When Lyft made its hotly anticipated debut on the public market, its stock jumped 21% to $87.24 a share, up from its offering price of $72.
Flash forward two days later and its stock has fallen below the IPO price and languished at around $68, leaving some scratching their heads about what happened.
It was investors’ first chance to buy into the ride-hailing phenomenon, where customers could flag a ride with a few taps on a smartphone, and drivers could earn money using their own vehicles.
There hasn’t been any bad news released by the company since its IPO, and investors don’t know a whole lot more about Lyft’s financial picture than they did when the stock began trading on Friday.
“A volatile stock price is just part of the game for an IPO,” said Rohit Kulkarni, senior vice president of research at Forge. “This roller coaster ride will probably continue.”
The stock closed at $68.97 Tuesday.
Price fluctuations have probably been driven by short-term trading, and could continue for the next six months until the company has gone through two cycles of releasing earnings reports and the lockup period for institutional investors expires, Kulkarni said.
Despite the fluctuations, early investors who got in before the IPO are still doing well because shares were priced at around $47 during the last funding round, said Alejandro Ortiz, research analyst at SharesPost.
Facebook opened at $38 in 2012 and fell below $20 within three months. But now the stock is quadruple its offering price. Twitter began trading in 2013 at $26 and rose 73% on its first day but dropped as low as $14 in 2016. Now it trades around $33.
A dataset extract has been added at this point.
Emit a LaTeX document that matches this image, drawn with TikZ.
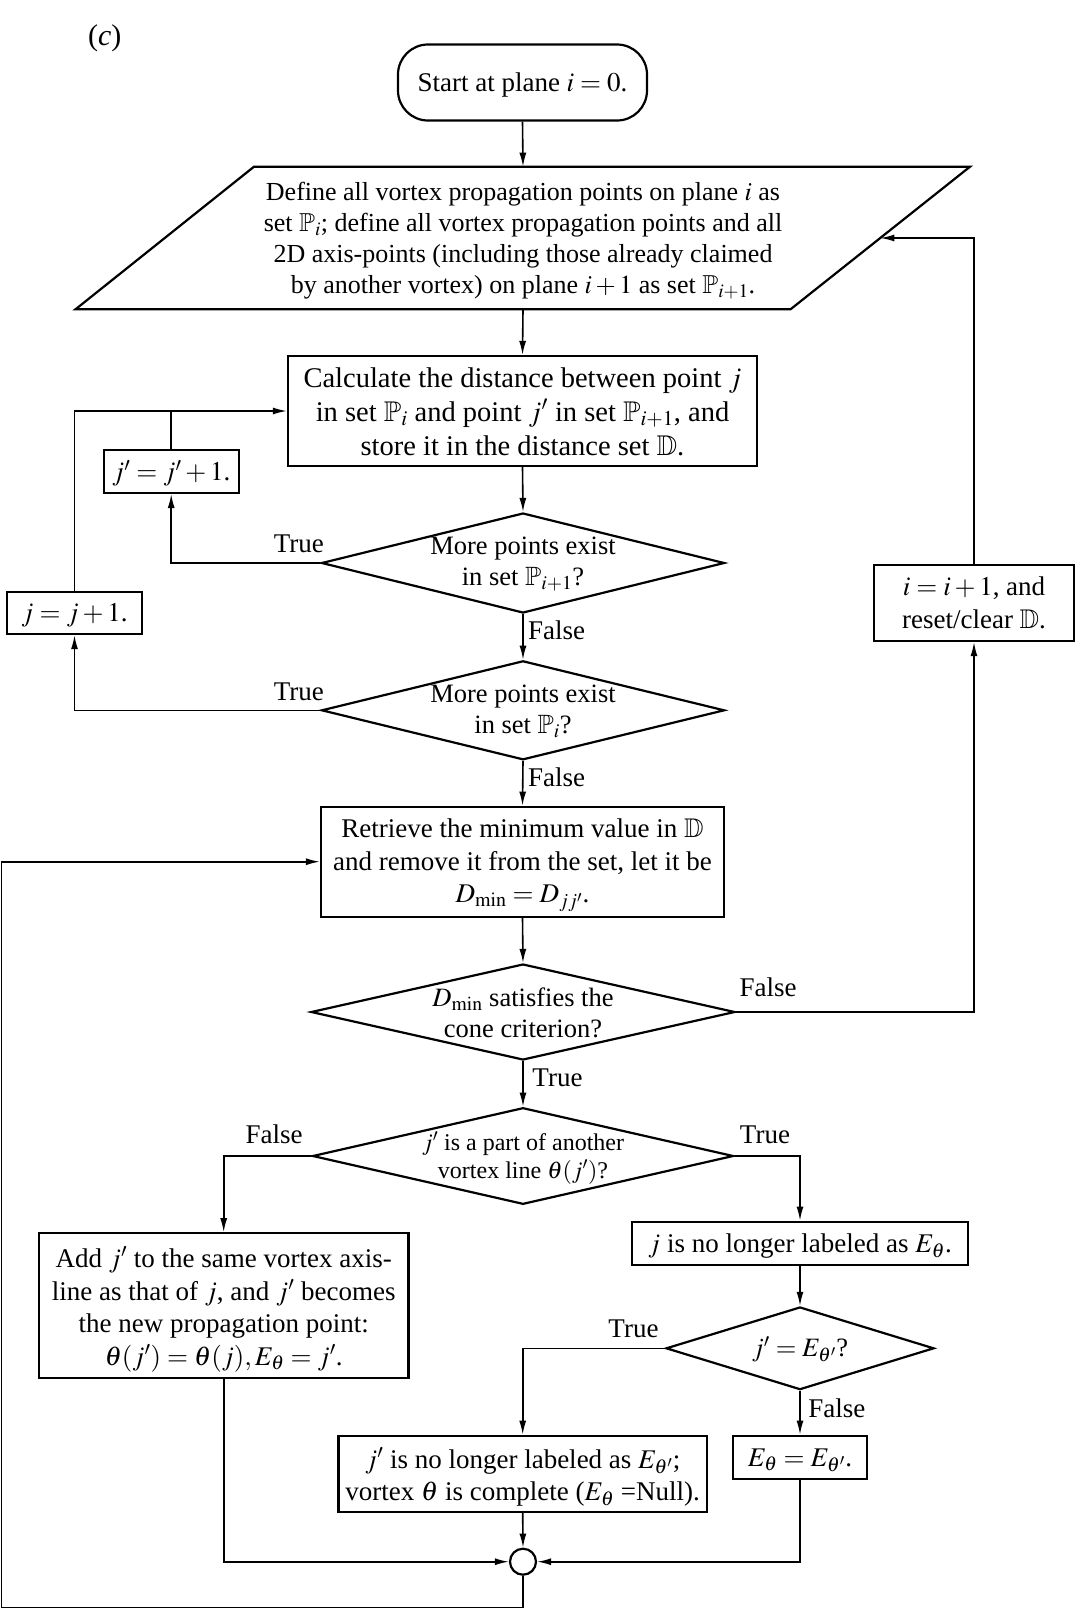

As for Lyft, “it is a little disheartening that’s its happening very quickly,” said Daniel Morgan, vice president of Synovus Trust Company. “Usually it takes some time for some bad news to come out.”
Lyft’s main rival, Uber, is expected to go public in the coming months, but the company is different enough that it’s unlikely to be affected by Lyft’s price fluctuations, analysts said. Unlike Lyft, Uber has diversified into services such as food delivery and freight, and has expanded internationally while Lyft is primarily operating in the U.S. and Canada.
Whether Uber or Lyft can become profitable remains a nagging issue. Both have been growing quickly, but at a cost as both have discounted rides to gain market share. Last quarter, Uber lost $865 million while Lyft lost $249 million.
The initial enthusiasm over Lyft’s stock could have been the result of its early investors doing everything they could to get their money out, said Stephen Beck, managing partner of cg42, a management consulting firm, who has serious doubts that Lyft or Uber can become profitable.
“It makes all the sense of the world to be a customer of Lyft, and it makes no sense in the world to be an investor in Lyft,” Beck said.
Analysts are reluctant to draw major conclusions after just a few days of trading. However, they said that if there’s a prolonged slump, that could have an impact on how investors view other companies about to go public.
Cross Research put a “buy” rating on Lyft stock Tuesday morning, but “we also warn people that it’s not going to be an easy ride,” said Steven Fox, managing director at Cross Research.
“Let’s see what our first quarter looks like before we jump the gun that this is a very bad sign for the stock,” he said.